A sum can be put right:
but only by going back til you find the error
and working it afresh from that point,
never by simply going on.

There are only two kinds of people in the end:
those who say to God,
“Thy will be done,”
and those to whom God says, in the end,
“Thy will be done.”
All that are in Hell, choose it.
Without that self-choice there could be no Hell.
No soul that seriously and constantly desires joy will ever miss it.
Those who seek find.
To those who knock
it is opened.

Everything becomes more and more itself.
Here is joy that cannot be shaken.
Our light can swallow up your darkness;
but your darkness cannot now infect our light.

~C.S. Lewis excerpts from A Great Divorce

 

So much value is placed on choice — our country thrives on it: the choice to abort or let live, the choice to vaccinate or let nature take its course, the choice to recycle or overwhelm landfills, the choice to marry whom you wish or not at all, the choice to believe or decide there is nothing worth believing in.

Each fork in the road forces a choice.  Which is the “right” road?
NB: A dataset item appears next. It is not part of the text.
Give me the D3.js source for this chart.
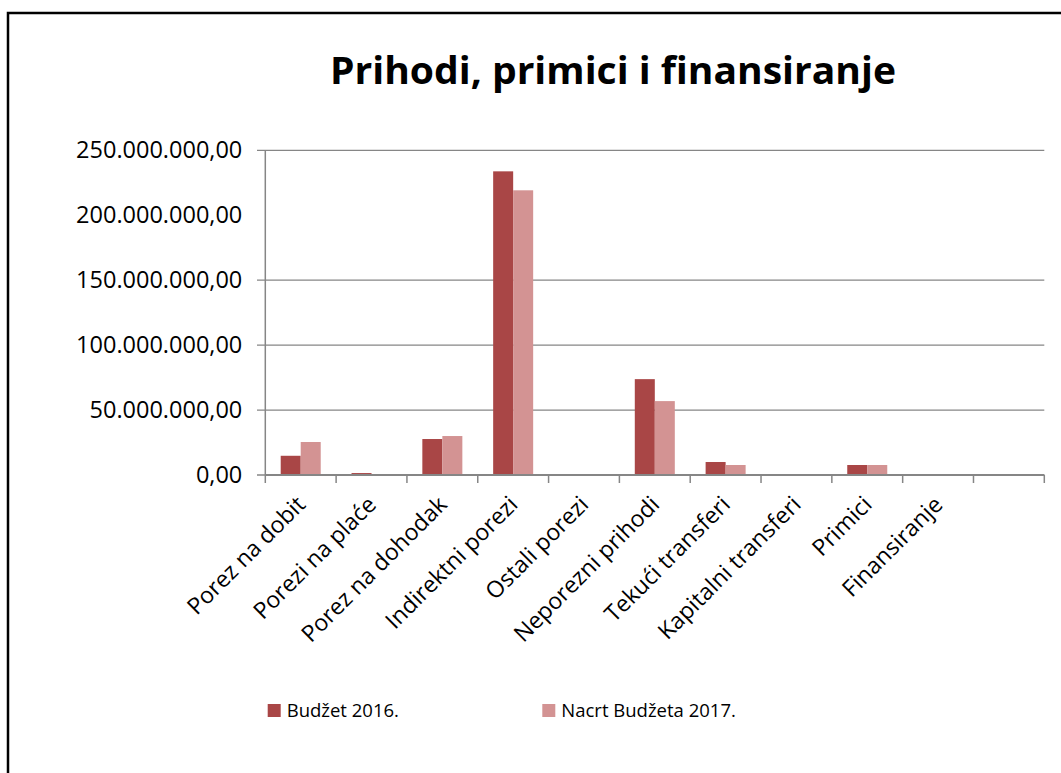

How can we ever know?

Each time I’ve chosen a road that ends up darkening to the point of invisibility or covered in brambles, potholes or muddy mire, I must choose again: keep going deeper into the darkness, or turn around and choose again.  I backtrack, rethink, make mistakes, get lost, try again.   When I finally come to my senses and whisper to God, “Thy will be done,” only then does His light lead the way and swallow up my darkness.

My joy at seeking the light remains unshaken:  He is God and always has been, and I am not and never will be.